To the best of our knowledge, WSN is an autosomal dominant genetic disease. Therefore, there is no appropriate animal model or no effective therapeutic drugs have been developed. Although WSN patients do not exhibit significant physical pain, they often complain of an altered texture of the mucosa or changes to their physical appearance induced by the lesions. To develop better therapeutic strategies for WSN, it is important to understand the consequences of the associated genetic mutations and molecular changes. Therefore, we investigated the pathogenesis and signaling pathways involved in WSN using RNA-seq. Our results suggested that the KRT13 mutation may be associate with KRT7 and UBC. UBC is a protein-coding gene that encodes a ubiquitin protein that exists either covalently attached to another protein or free (unanchored). Our previous study found that the abnormal degradation of the KRT13 protein in WSN patients contributed to an abnormal ubiquitination process [6]. Therefore, a key target for the treatment of WSN is to prevent the degradation of the KRT13 protein.

Our study utilized a next generation sequencing platform to comprehensively characterize the KRT13-related WSN transcriptome for the first time. It provided the basis for an understanding of the molecular mechanisms behind WSN pathogenesis at a system-wide level. Future research based on our findings may speed up the discovery of novel biomarkers and drug targets that can be used to improve the diagnosis and therapy of WSN. The results of our RNA-Seq analysis suggested that the abnormal degradation of the KRT13 protein in WSN patients may be associated with keratin 7 (KRT7) and an abnormal ubiquitination process. The structure of the ribosome was found to be damaged in WSN patients. Moreover, the translation rate was reduced in WSN patients, whereas ubiquitin-mediated proteolysis was enhanced. Therefore, the development of a valuable drug to reduce the degradation of KRT13is crucial for WSN patients. We are optimistic that the problem will be solved with future studies on WSN. We also expect the development of RNA-Seq to enable applications involved in determining the structural dynamics of the transcriptome and the pathogenic mechanism of disease.

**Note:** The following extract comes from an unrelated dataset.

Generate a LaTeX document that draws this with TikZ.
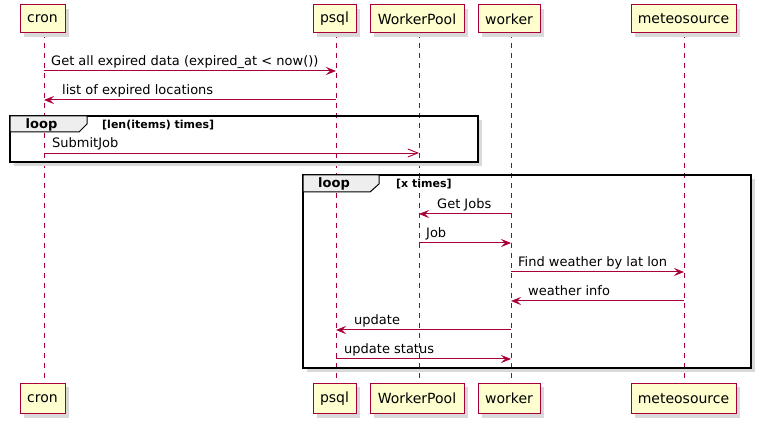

Although WSN patients had no physical pain significantly, but they often complained of an altered texture of the mucosa or the bad looking created by the lesions. Many WSN patients made therapy treatments medication with nystatin, antihistamines, vitamins and mouth rinses. Azithromycin, tetracycline [5], chlorhexidine [34], Victoria A acid [35] and penicillin had succeed in the clinical progress. However, there is no standard treatment protocol for WSN till now. We applied RNA-seq technology to explor the WSN mechanism. The Human induced pluripotent stem cells (iPSCs) represent an excellent tool for many clinical trials [36]. The RNA-seq technology and induced pluripotent stem cells (iPSCs) technology may be a point way to the treatment of the rare disease. Meanwhile the WSN patient should perform a careful oral hygiene to reduce infection in the oral cavity. To lead to the proper diagnosis and treatment of this rare disease, it is great importance of collaboration between anamnesis, clinical examination and pathologic findings. With the further research of WSN, there is optimism that the problem will be solved in the next decade years.

Conclusions

The genetic disease WSN occurs infrequently. Experts have struggled to grasp factors contributing to its clinical symptoms, gene mutations and treatment; however, the mechanism behind the disease is still unclear. Here, we report the pathogenic mechanism of WSN. Our results suggest that the abnormal degradation of the KRT13 protein in WSN patients may be associated with KRT7 and an abnormal ubiquitination process. This finding may contribute to the development of a molecular therapy for WSN. Gene-based diagnosis and therapy for WSN patients may become available in the near future and may provide references and instructions for treating other keratin-associated diseases. This finding will hopefully improve the levels of prenatal diagnoses and treatment of rare diseases.